Our boat, though the best we could procure,
was so leaky, that the pilot's son was constantly employed in
baling out the water with a tutuma, or shell of the Crescentia
cujete (calabash).
It often happens in the gulf of Cariaco, and
especially to the north of the peninsula of Araya, that canoes
laden with cocoa-nuts are upset in sailing too near the wind, and
against the tide.
The inhabitants of Araya, whom we visited a second time on
returning from the Orinoco, have not forgotten that their peninsula
was one of the points first peopled by the Spaniards. They love to
talk of the pearl fishery; of the ruins of the castle of Santiago,
which they hope to see some day rebuilt; and of everything that
recalls to mind the ancient splendour of those countries. In China
and Japan those inventions are considered as recent, which have not
been known above two thousand years; in the European colonies an
event appears extremely old, if it dates back three centuries, or
about the period of the discovery of America.
CHAPTER 1.6.
MOUNTAINS OF NEW ANDALUCIA.
VALLEY OF THE CUMANACOA.
SUMMIT OF THE COCOLLAR.
MISSIONS OF THE CHAYMA INDIANS.
Our first visit to the peninsula of Araya was soon succeeded by an
excursion to the mountains of the missions of the Chayma Indians,
where a variety of interesting objects claimed our attention. We
entered on a country studded with forests, and visited a convent
surrounded by palm-trees and arborescent ferns. It was situated in
a narrow valley, where we felt the enjoyment of a cool and
delicious climate, in the centre of the torrid zone. The
surrounding mountains contain caverns haunted by thousands of
nocturnal birds; and, what affects the imagination more than all
the wonders of the physical world, we find beyond these mountains a
people lately nomad, and still nearly in a state of nature, wild
without being barbarous. It was in the promontory of Paria that
Columbus first descried the continent; there terminate these
valleys, laid waste alternately by the warlike anthropophagic Carib
and by the commercial and polished nations of Europe. At the
beginning of the sixteenth century the ill-fated Indians of the
coasts of Carupano, of Macarapan, and of Caracas, were treated in
the same manner as the inhabitants of the coast of Guinea in our
days.
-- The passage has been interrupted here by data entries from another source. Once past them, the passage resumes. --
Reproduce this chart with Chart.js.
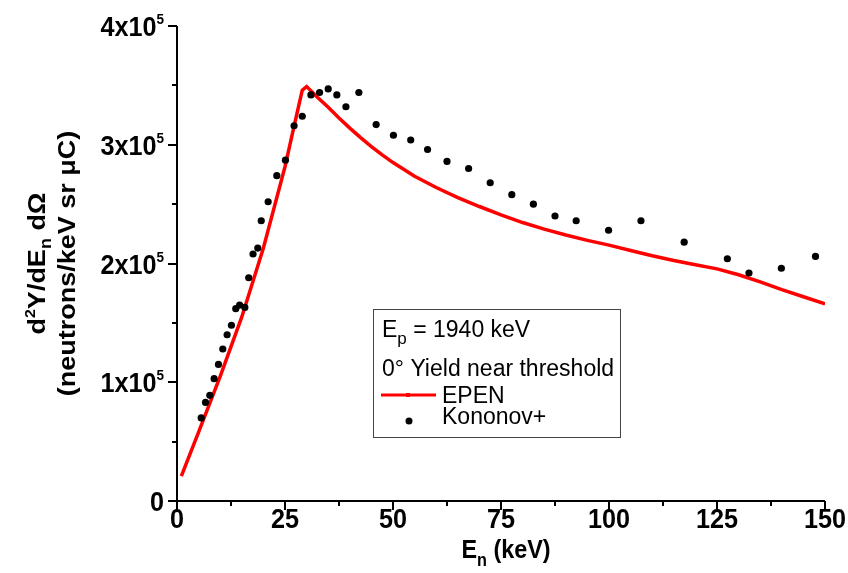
<!DOCTYPE html>
<html>
<head>
<meta charset="utf-8">
<script src="https://cdn.jsdelivr.net/npm/chart.js@4.4.1/dist/chart.umd.min.js"></script>
<style>
  html, body { margin: 0; padding: 0; background: #ffffff; }
  #wrap { width: 848px; height: 573px; }
</style>
</head>
<body>
<div id="wrap"><canvas id="myChart" width="848" height="573"></canvas></div>
<script>
// EPEN calculation (red line)
const epenEnergy = [1, 5, 10, 15, 20, 25, 27, 29, 30, 32.5, 35, 37.5, 40, 42.5, 45, 47.5, 50, 55, 60, 65, 70, 75, 80, 85, 90, 95, 100, 105, 110, 115, 120, 125, 130, 135, 140, 145, 150];
const epenYield = [21000, 58000, 105000, 155000, 213000, 281500, 314000, 346000, 349000, 340000, 331500, 322500, 314000, 306000, 298500, 291500, 285000, 273500, 264000, 255500, 248000, 241000, 234500, 229000, 224000, 219500, 215500, 211000, 206500, 202500, 199000, 195500, 190500, 184500, 178000, 172000, 166000];

// Kononov+ measurement (black dots)
const kononovEnergy = [5.6, 6.6, 7.6, 8.6, 9.6, 10.6, 11.6, 12.6, 13.6, 14.5, 15.7, 16.6, 17.6, 18.7, 19.5, 21.1, 23.1, 25.1, 27.1, 29.0, 31.0, 33.0, 35.0, 37.0, 39.1, 42.1, 46.1, 50.1, 54.1, 58.0, 62.5, 67.5, 72.5, 77.5, 82.5, 87.5, 92.4, 99.9, 107.4, 117.4, 127.4, 132.4, 139.9, 147.8];
const kononovYield = [70000, 83000, 89000, 103000, 115000, 128000, 140000, 148000, 162000, 165000, 163000, 188000, 208000, 213000, 236000, 252000, 274000, 287000, 316000, 324000, 342000, 344000, 347000, 342000, 332000, 344000, 317000, 308000, 304000, 296000, 286000, 280000, 268000, 258000, 250000, 240000, 236000, 228000, 236000, 218000, 204000, 192000, 196000, 206000];

// axis ticks and labels
const xTicks = [0, 25, 50, 75, 100, 125, 150];
const xMinorStep = 12.5;
const yTicks = [0, 100000, 200000, 300000, 400000];
const yTickMantissa = ['0', '1x10', '2x10', '3x10', '4x10'];
const yTickExponent = ['', '5', '5', '5', '5'];
const yMinorStep = 50000;

const legendTitle = ['E', 'p', ' = 1940 keV'];
const legendSubtitle = '0\u00b0 Yield near threshold';

const SANS = '"Liberation Sans", Arial, sans-serif';
function font(size, bold) {
    return (bold ? 'bold ' : '') + size + 'px ' + SANS;
}

// draws a run of text pieces (for sub/superscripts)
function richText(ctx, parts, x, y, align, rotate, sx) {
    ctx.save();
    ctx.translate(x, y);
    ctx.scale(sx || 1, 1);
    if (rotate) ctx.rotate(-Math.PI / 2);
    ctx.textBaseline = 'alphabetic';
    ctx.textAlign = 'left';
    let total = 0;
    const widths = parts.map(p => {
        ctx.font = p.font;
        const w = ctx.measureText(p.text).width;
        total += w;
        return w;
    });
    let cx = align === 'right' ? -total : align === 'center' ? -total / 2 : 0;
    parts.forEach((p, i) => {
        ctx.font = p.font;
        ctx.fillText(p.text, cx, p.dy || 0);
        cx += widths[i];
    });
    ctx.restore();
}

const axesPlugin = {
    id: 'originAxes',
    afterDraw(chart) {
        const ctx = chart.ctx;
        const area = chart.chartArea;
        const xs = chart.scales.x;
        const ys = chart.scales.y;
        ctx.save();
        ctx.strokeStyle = '#000';
        ctx.fillStyle = '#000';
        ctx.lineWidth = 2;

        // axis lines
        ctx.beginPath();
        ctx.moveTo(area.left, area.top);
        ctx.lineTo(area.left, area.bottom);
        ctx.lineTo(area.right, area.bottom);
        ctx.stroke();

        // y ticks
        for (let v = ys.min; v <= ys.max; v += yMinorStep) {
            const py = Math.round(ys.getPixelForValue(v));
            const len = yTicks.includes(v) ? 9 : 5;
            ctx.beginPath();
            ctx.moveTo(area.left - len, py);
            ctx.lineTo(area.left, py);
            ctx.stroke();
        }
        // x ticks
        for (let v = xs.min; v <= xs.max; v += xMinorStep) {
            const px = Math.round(xs.getPixelForValue(v));
            const len = xTicks.includes(v) ? 9 : 5;
            ctx.beginPath();
            ctx.moveTo(px, area.bottom);
            ctx.lineTo(px, area.bottom + len);
            ctx.stroke();
        }

        // y tick labels
        yTicks.forEach((v, i) => {
            const py = ys.getPixelForValue(v);
            const parts = [{ text: yTickMantissa[i], font: font(28, true) }];
            if (yTickExponent[i]) parts.push({ text: yTickExponent[i], font: font(15, true), dy: -12 });
            richText(ctx, parts, 164, py + 10, 'right', false, 0.9);
        });
        // x tick labels
        xTicks.forEach(v => {
            const px = xs.getPixelForValue(v);
            richText(ctx, [{ text: String(v), font: font(28, true) }], px, 528, 'center', false, 0.9);
        });

        // x title
        richText(ctx, [
            { text: 'E', font: font(26, true) },
            { text: 'n', font: font(18, true), dy: 8 },
            { text: ' (keV)', font: font(26, true) }
        ], (area.left + area.right) / 2 + 5, 558, 'center', false, 0.9);

        // y title (two lines, rotated)
        const yMid = (area.top + area.bottom) / 2;
        richText(ctx, [
            { text: 'd', font: font(27, true) },
            { text: '2', font: font(16, true), dy: -11 },
            { text: 'Y/dE', font: font(27, true) },
            { text: 'n', font: font(18, true), dy: 7 },
            { text: ' d\u03a9', font: font(27, true) }
        ], 45, yMid, 'center', true, 0.92);
        richText(ctx, [{ text: '(neutrons/keV sr \u03bcC)', font: font(27, true) }], 75, yMid, 'center', true, 0.92);

        // legend box
        ctx.lineWidth = 1;
        ctx.strokeStyle = '#444';
        ctx.strokeRect(373.5, 309.5, 247, 128);
        richText(ctx, [
            { text: legendTitle[0], font: font(23, false) },
            { text: legendTitle[1], font: font(17, false), dy: 7 },
            { text: legendTitle[2], font: font(23, false) }
        ], 382, 337, 'left', false, 1);
        richText(ctx, [{ text: legendSubtitle, font: font(23, false) }], 382, 376, 'left', false, 1);

        const dsLine = chart.data.datasets[1];
        const dsDots = chart.data.datasets[0];
        ctx.strokeStyle = dsLine.borderColor;
        ctx.lineWidth = 3;
        ctx.beginPath();
        ctx.moveTo(381, 395);
        ctx.lineTo(436, 395);
        ctx.stroke();
        ctx.fillStyle = dsLine.borderColor;
        ctx.fillRect(406, 393, 4, 4);
        ctx.fillStyle = '#000';
        richText(ctx, [{ text: dsLine.label, font: font(23, false) }], 442, 403, 'left', false, 1);
        ctx.fillStyle = dsDots.backgroundColor;
        ctx.beginPath();
        ctx.arc(409, 421, 3.5, 0, Math.PI * 2);
        ctx.fill();
        ctx.fillStyle = '#000';
        richText(ctx, [{ text: dsDots.label, font: font(23, false) }], 442, 424, 'left', false, 1);

        ctx.restore();
    }
};

const ctx = document.getElementById('myChart').getContext('2d');
const myChart = new Chart(ctx, {
    type: 'scatter',
    data: {
        datasets: [{
            label: 'Kononov+',
            data: kononovEnergy.map((e, i) => ({ x: e, y: kononovYield[i] })),
            backgroundColor: '#000000',
            borderWidth: 0,
            pointRadius: 3.6,
            showLine: false
        }, {
            label: 'EPEN',
            data: epenEnergy.map((e, i) => ({ x: e, y: epenYield[i] })),
            borderColor: '#ff0000',
            borderWidth: 3.5,
            pointRadius: 0,
            showLine: true,
            tension: 0,
            fill: false
        }]
    },
    options: {
        responsive: false,
        animation: false,
        layout: { padding: { left: 177, right: 23, top: 26, bottom: 72 } },
        plugins: { legend: { display: false }, tooltip: { enabled: false } },
        scales: {
            x: { type: 'linear', min: 0, max: 150, display: false },
            y: { type: 'linear', min: 0, max: 400000, display: false }
        }
    },
    plugins: [axesPlugin]
});
</script>
</body>
</html>
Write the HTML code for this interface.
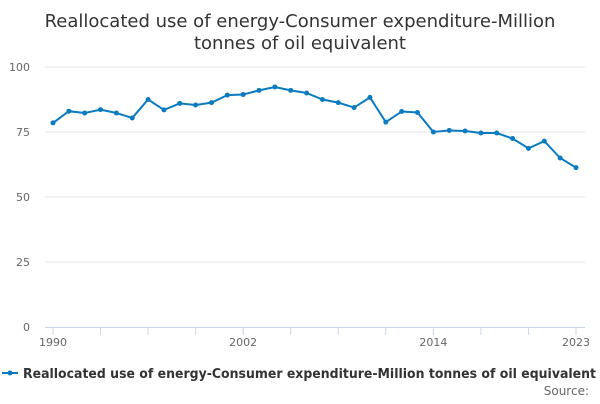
<!DOCTYPE html>
<html><head><meta charset="utf-8"><style>
body{margin:0;background:#fff;font-family:"DejaVu Sans","Liberation Sans",sans-serif;}
</style></head><body>
<svg width="600" height="400" xmlns="http://www.w3.org/2000/svg" id="c">
<text x="300" y="27" text-anchor="middle" font-size="18" fill="#333"><tspan x="300">Reallocated use of energy-Consumer expenditure-Million</tspan><tspan x="300" dy="22">tonnes of oil equivalent</tspan></text>
<g id="grid"></g><g id="axes"></g><g id="series"></g>
<g>
<line x1="2" y1="373" x2="18" y2="373" stroke="#0a7bc1" stroke-width="2"/>
<circle cx="10" cy="373" r="2.5" fill="#0a7bc1"/>
<text x="23" y="378" font-size="13" font-weight="bold" fill="#333" textLength="573" lengthAdjust="spacingAndGlyphs">Reallocated use of energy-Consumer expenditure-Million tonnes of oil equivalent</text>
</g>
<text x="589" y="395" text-anchor="end" font-size="12" fill="#666">Source:</text>
</svg>
<script>
const years=[1990,1991,1992,1993,1994,1995,1996,1997,1998,1999,2000,2001,2002,2003,2004,2005,2006,2007,2008,2009,2010,2011,2012,2013,2014,2015,2016,2017,2018,2019,2020,2021,2022,2023];
const values=[78.5,83,82.3,83.6,82.3,80.4,87.5,83.5,86,85.4,86.3,89.2,89.4,91,92.3,91,90,87.5,86.3,84.4,88.3,78.8,82.9,82.5,75,75.6,75.4,74.6,74.6,72.5,68.7,71.5,65,61.3];
const yTicks=[0,25,50,75,100];
const xLabels=[1990,2002,2014,2023];
const x0=53,x1=576,yb=327,yt=67;
const xs=v=>x0+(v-1990)/(2023-1990)*(x1-x0);
const ys=v=>yb-v/100*(yb-yt);
const NS="http://www.w3.org/2000/svg";
function mk(t,a,p){const e=document.createElementNS(NS,t);for(const k in a)e.setAttribute(k,a[k]);p.appendChild(e);return e;}
const grid=document.getElementById('grid'),axes=document.getElementById('axes'),ser=document.getElementById('series');
yTicks.forEach(v=>{
 if(v>0){const g=mk('line',{x1:45,x2:585,y1:ys(v),y2:ys(v),stroke:'#e6e6e6'},grid);
 
 }
 const t=mk('text',{x:30,y:ys(v)+4,'text-anchor':'end','font-size':11,fill:'#666'},axes);t.textContent=v;
 
 
});
const ax=mk('line',{x1:45,x2:585,y1:yb+0.5,y2:yb+0.5,stroke:'#ccd6eb'},axes);


for(let y=1990;y<=2023;y+=3){const tk=mk('line',{x1:xs(y),x2:xs(y),y1:yb,y2:yb+8,stroke:'#ccd6eb'},axes);
 
 }
xLabels.forEach(y=>{const t=mk('text',{x:xs(y),y:yb+19,'text-anchor':'middle','font-size':11,fill:'#666'},axes);t.textContent=y;
 
 });
const pl=mk('polyline',{points:years.map((y,i)=>xs(y)+','+ys(values[i])).join(' '),fill:'none',stroke:'#0a7bc1','stroke-width':2},ser);


years.forEach((y,i)=>{const c=mk('circle',{cx:xs(y),cy:ys(values[i]),r:2.5,fill:'#0a7bc1'},ser);
 
 });
</script>
</body></html>
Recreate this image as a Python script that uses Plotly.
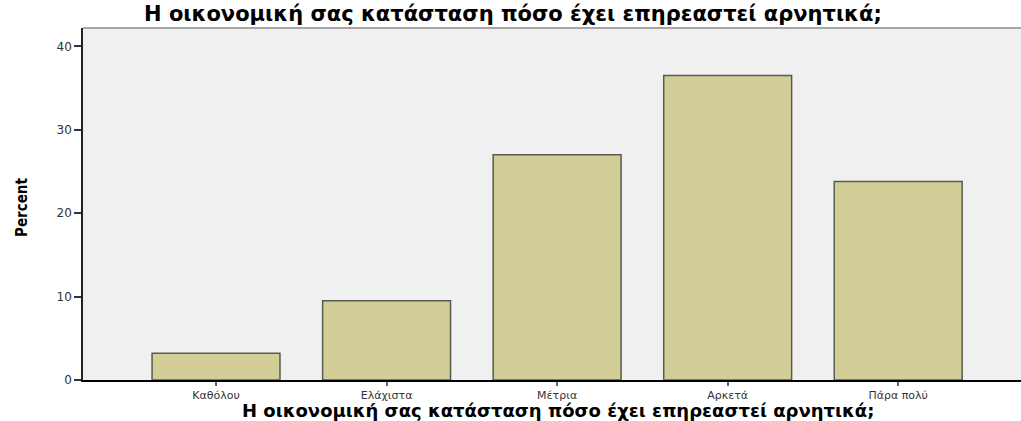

The soil of the islands was cultivated, the vegetable produce
of the Old World was transplanted thither, but a regular system of
colonization remained long unknown on the New Continent. If the
Spaniards visited its shores, it was only to procure, either by
violence or exchange, slaves, pearls, grains of gold, and
dye-woods; and endeavours were made to ennoble the motives of this
insatiable avarice by the pretence of enthusiastic zeal in the
cause of religion.
The trade in the copper-coloured Indians was accompanied by the
same acts of inhumanity as that which characterizes the traffic in
African negroes; it was attended also by the same result, that of
rendering both the conquerors and the conquered more ferocious.
Thence wars became more frequent among the natives; prisoners were
dragged from the inland countries to the coast, to be sold to the
whites, who Loaded them with chains in their ships.